Exercise: Leave out the pictures and set down exactly the lines from the start of the listing through the one with "height = 428 - margin.top - margin.bottom;", both included.

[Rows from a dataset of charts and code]
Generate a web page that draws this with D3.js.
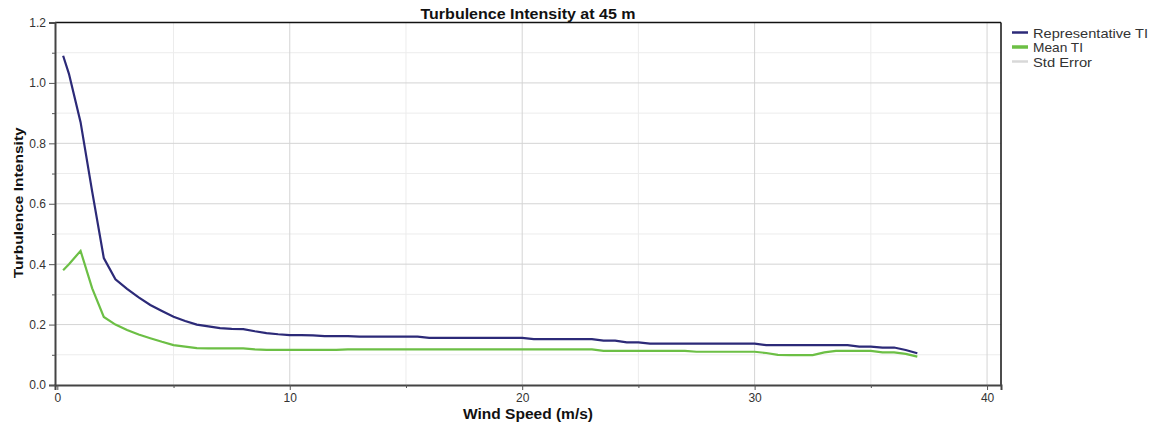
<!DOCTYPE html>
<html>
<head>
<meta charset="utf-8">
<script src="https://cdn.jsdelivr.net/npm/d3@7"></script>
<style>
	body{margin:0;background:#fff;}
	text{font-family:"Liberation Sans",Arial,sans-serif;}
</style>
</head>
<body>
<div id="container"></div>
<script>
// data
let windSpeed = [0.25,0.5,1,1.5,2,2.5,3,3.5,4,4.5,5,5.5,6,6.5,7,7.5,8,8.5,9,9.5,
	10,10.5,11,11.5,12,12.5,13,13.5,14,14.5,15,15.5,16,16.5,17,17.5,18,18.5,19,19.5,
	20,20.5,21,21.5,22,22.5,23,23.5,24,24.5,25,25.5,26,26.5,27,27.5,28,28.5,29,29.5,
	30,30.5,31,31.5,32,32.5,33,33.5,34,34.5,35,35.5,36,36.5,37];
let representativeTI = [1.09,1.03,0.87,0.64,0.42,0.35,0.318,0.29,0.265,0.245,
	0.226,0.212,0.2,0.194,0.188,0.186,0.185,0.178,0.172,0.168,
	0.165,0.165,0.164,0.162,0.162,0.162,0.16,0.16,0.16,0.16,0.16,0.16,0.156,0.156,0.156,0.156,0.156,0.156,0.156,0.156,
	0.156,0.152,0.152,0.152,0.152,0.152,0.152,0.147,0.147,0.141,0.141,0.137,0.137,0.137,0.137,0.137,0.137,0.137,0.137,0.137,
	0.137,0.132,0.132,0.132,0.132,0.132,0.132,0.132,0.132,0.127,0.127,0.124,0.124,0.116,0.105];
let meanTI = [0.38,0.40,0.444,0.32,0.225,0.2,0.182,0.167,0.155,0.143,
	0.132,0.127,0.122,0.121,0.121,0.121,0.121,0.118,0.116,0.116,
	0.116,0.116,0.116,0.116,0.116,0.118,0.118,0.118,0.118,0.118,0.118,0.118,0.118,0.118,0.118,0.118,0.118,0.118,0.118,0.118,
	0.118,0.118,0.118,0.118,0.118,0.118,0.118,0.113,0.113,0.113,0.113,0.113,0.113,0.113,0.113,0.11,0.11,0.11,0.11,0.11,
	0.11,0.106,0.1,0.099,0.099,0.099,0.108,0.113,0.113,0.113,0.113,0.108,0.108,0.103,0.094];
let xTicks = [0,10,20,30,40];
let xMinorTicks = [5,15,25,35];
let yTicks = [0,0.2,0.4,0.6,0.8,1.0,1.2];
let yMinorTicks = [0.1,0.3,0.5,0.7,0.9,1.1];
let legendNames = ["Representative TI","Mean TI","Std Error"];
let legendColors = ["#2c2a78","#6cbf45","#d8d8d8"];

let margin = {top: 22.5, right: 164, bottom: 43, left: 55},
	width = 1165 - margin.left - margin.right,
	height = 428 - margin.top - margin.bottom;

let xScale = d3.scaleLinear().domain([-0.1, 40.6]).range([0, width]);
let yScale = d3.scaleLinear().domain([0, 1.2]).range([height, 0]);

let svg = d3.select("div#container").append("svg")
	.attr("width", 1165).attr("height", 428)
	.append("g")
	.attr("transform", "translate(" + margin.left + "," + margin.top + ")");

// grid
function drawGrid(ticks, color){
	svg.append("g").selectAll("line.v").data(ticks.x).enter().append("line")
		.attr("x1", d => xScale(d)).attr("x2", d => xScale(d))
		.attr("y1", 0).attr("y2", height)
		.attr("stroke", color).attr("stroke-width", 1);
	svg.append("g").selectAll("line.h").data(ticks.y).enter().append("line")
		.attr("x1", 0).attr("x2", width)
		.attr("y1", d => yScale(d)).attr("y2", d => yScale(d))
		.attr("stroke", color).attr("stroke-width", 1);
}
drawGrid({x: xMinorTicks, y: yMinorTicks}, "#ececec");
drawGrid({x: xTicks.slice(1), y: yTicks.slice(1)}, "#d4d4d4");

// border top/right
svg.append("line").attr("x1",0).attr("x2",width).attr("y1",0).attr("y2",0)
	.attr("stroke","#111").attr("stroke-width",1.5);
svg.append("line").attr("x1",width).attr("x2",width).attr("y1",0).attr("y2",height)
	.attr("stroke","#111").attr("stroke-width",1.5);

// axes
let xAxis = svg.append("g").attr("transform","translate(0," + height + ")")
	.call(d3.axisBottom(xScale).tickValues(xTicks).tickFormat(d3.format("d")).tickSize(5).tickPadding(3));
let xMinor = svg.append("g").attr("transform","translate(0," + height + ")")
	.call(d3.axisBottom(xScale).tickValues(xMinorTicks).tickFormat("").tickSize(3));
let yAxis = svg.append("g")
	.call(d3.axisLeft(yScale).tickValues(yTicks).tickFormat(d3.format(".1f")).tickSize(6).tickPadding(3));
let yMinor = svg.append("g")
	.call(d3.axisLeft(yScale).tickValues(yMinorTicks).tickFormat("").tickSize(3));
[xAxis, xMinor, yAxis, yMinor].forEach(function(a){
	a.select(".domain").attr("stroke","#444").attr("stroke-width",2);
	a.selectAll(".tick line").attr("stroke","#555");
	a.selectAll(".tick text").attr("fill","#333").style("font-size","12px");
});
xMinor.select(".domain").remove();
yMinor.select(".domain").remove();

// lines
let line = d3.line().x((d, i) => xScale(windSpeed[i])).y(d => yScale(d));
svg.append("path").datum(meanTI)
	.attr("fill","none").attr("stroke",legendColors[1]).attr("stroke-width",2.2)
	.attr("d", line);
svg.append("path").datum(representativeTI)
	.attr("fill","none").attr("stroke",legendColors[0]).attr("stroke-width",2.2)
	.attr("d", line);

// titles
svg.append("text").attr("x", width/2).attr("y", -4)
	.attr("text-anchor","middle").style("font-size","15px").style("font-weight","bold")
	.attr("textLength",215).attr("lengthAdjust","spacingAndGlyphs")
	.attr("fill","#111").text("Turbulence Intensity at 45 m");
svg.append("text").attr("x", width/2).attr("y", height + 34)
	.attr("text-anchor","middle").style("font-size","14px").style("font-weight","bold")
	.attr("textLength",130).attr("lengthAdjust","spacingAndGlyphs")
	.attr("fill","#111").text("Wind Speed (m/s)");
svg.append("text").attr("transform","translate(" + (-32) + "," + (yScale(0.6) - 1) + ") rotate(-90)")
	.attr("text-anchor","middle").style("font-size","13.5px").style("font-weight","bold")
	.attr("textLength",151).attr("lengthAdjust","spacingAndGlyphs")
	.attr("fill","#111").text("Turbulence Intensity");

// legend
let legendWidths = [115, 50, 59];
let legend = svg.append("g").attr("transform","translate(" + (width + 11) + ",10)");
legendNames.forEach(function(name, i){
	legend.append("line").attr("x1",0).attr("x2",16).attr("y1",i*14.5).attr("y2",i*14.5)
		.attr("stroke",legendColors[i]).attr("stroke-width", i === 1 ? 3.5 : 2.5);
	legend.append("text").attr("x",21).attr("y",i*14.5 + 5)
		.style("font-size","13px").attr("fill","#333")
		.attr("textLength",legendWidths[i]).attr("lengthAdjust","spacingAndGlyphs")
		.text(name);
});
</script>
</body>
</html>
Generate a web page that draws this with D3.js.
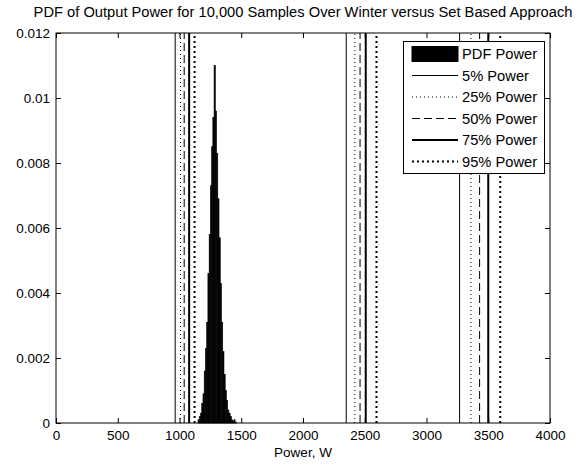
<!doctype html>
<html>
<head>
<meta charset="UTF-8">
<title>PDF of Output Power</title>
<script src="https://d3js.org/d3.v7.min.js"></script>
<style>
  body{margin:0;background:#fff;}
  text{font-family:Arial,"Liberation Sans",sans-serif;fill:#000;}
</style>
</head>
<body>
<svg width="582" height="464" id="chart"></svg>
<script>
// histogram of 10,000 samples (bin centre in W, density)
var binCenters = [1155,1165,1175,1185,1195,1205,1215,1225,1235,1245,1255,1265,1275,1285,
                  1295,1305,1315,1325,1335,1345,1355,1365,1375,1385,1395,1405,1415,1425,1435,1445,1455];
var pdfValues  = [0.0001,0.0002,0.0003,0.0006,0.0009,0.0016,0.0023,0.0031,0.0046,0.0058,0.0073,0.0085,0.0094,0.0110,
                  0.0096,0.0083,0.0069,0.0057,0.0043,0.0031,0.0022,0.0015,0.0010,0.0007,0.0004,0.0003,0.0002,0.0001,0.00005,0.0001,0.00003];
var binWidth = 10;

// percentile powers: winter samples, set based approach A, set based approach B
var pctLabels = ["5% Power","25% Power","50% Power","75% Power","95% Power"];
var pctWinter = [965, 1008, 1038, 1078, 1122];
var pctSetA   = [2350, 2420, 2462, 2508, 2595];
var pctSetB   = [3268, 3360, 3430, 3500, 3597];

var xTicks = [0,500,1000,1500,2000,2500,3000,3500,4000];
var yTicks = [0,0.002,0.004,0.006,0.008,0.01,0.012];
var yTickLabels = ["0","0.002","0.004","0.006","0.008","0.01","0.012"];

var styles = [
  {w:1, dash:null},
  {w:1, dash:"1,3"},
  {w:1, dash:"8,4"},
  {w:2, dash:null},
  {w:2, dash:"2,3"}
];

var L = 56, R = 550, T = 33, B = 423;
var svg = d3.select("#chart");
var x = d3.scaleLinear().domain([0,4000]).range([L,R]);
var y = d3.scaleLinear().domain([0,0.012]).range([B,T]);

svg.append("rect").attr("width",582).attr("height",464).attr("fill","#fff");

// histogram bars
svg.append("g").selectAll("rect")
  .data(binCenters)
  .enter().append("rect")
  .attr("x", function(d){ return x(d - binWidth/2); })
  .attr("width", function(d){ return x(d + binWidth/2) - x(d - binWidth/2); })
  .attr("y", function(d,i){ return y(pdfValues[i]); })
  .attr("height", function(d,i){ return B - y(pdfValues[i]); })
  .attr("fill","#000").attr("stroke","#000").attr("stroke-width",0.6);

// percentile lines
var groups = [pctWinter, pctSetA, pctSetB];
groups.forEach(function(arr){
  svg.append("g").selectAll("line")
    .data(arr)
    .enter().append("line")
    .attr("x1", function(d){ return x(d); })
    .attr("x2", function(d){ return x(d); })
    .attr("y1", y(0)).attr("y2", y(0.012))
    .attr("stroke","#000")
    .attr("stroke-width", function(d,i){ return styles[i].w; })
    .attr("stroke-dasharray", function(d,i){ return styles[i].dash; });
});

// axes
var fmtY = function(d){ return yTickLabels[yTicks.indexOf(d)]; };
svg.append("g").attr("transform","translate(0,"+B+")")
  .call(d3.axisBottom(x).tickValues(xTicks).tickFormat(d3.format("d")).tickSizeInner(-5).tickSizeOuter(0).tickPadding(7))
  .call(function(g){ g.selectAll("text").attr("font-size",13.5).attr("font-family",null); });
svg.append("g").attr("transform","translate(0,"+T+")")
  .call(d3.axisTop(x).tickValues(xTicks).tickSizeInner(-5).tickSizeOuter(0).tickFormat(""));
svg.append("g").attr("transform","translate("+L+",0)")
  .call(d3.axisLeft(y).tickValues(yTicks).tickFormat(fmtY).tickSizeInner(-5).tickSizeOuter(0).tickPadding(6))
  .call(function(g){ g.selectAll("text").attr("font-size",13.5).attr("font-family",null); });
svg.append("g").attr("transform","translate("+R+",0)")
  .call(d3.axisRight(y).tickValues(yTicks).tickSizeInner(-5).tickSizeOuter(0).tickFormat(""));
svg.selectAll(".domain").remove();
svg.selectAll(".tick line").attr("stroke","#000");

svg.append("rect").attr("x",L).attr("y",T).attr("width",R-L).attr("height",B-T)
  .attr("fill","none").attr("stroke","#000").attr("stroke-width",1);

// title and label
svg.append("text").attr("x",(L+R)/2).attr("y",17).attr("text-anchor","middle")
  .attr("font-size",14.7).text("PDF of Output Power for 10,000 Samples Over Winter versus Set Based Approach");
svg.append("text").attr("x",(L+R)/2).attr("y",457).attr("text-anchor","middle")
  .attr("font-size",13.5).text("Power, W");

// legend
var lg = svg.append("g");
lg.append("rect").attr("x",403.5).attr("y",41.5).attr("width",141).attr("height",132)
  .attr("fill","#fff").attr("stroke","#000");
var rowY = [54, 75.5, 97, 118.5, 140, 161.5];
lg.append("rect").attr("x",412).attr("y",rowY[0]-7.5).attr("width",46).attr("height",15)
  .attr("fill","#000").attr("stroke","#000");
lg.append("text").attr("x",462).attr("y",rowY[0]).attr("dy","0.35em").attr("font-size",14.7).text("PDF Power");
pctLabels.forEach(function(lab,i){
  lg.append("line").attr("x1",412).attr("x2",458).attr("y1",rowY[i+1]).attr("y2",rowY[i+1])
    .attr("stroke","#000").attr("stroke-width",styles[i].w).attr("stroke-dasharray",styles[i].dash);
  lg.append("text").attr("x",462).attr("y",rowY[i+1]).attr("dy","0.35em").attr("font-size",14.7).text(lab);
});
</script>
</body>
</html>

Written answer:
Generate a web page that draws this with D3.js.
<!DOCTYPE html>
<html>
<head>
<meta charset="utf-8">
<script src="https://cdn.jsdelivr.net/npm/d3@7"></script>
<style>
	body{margin:0;background:#fff;}
	text{font-family:"Liberation Sans",Arial,sans-serif;}
</style>
</head>
<body>
<div id="container"></div>
<script>
// data
let windSpeed = [0.25,0.5,1,1.5,2,2.5,3,3.5,4,4.5,5,5.5,6,6.5,7,7.5,8,8.5,9,9.5,
	10,10.5,11,11.5,12,12.5,13,13.5,14,14.5,15,15.5,16,16.5,17,17.5,18,18.5,19,19.5,
	20,20.5,21,21.5,22,22.5,23,23.5,24,24.5,25,25.5,26,26.5,27,27.5,28,28.5,29,29.5,
	30,30.5,31,31.5,32,32.5,33,33.5,34,34.5,35,35.5,36,36.5,37];
let representativeTI = [1.09,1.03,0.87,0.64,0.42,0.35,0.318,0.29,0.265,0.245,
	0.226,0.212,0.2,0.194,0.188,0.186,0.185,0.178,0.172,0.168,
	0.165,0.165,0.164,0.162,0.162,0.162,0.16,0.16,0.16,0.16,0.16,0.16,0.156,0.156,0.156,0.156,0.156,0.156,0.156,0.156,
	0.156,0.152,0.152,0.152,0.152,0.152,0.152,0.147,0.147,0.141,0.141,0.137,0.137,0.137,0.137,0.137,0.137,0.137,0.137,0.137,
	0.137,0.132,0.132,0.132,0.132,0.132,0.132,0.132,0.132,0.127,0.127,0.124,0.124,0.116,0.105];
let meanTI = [0.38,0.40,0.444,0.32,0.225,0.2,0.182,0.167,0.155,0.143,
	0.132,0.127,0.122,0.121,0.121,0.121,0.121,0.118,0.116,0.116,
	0.116,0.116,0.116,0.116,0.116,0.118,0.118,0.118,0.118,0.118,0.118,0.118,0.118,0.118,0.118,0.118,0.118,0.118,0.118,0.118,
	0.118,0.118,0.118,0.118,0.118,0.118,0.118,0.113,0.113,0.113,0.113,0.113,0.113,0.113,0.113,0.11,0.11,0.11,0.11,0.11,
	0.11,0.106,0.1,0.099,0.099,0.099,0.108,0.113,0.113,0.113,0.113,0.108,0.108,0.103,0.094];
let xTicks = [0,10,20,30,40];
let xMinorTicks = [5,15,25,35];
let yTicks = [0,0.2,0.4,0.6,0.8,1.0,1.2];
let yMinorTicks = [0.1,0.3,0.5,0.7,0.9,1.1];
let legendNames = ["Representative TI","Mean TI","Std Error"];
let legendColors = ["#2c2a78","#6cbf45","#d8d8d8"];

let margin = {top: 22.5, right: 164, bottom: 43, left: 55},
	width = 1165 - margin.left - margin.right,
	height = 428 - margin.top - margin.bottom;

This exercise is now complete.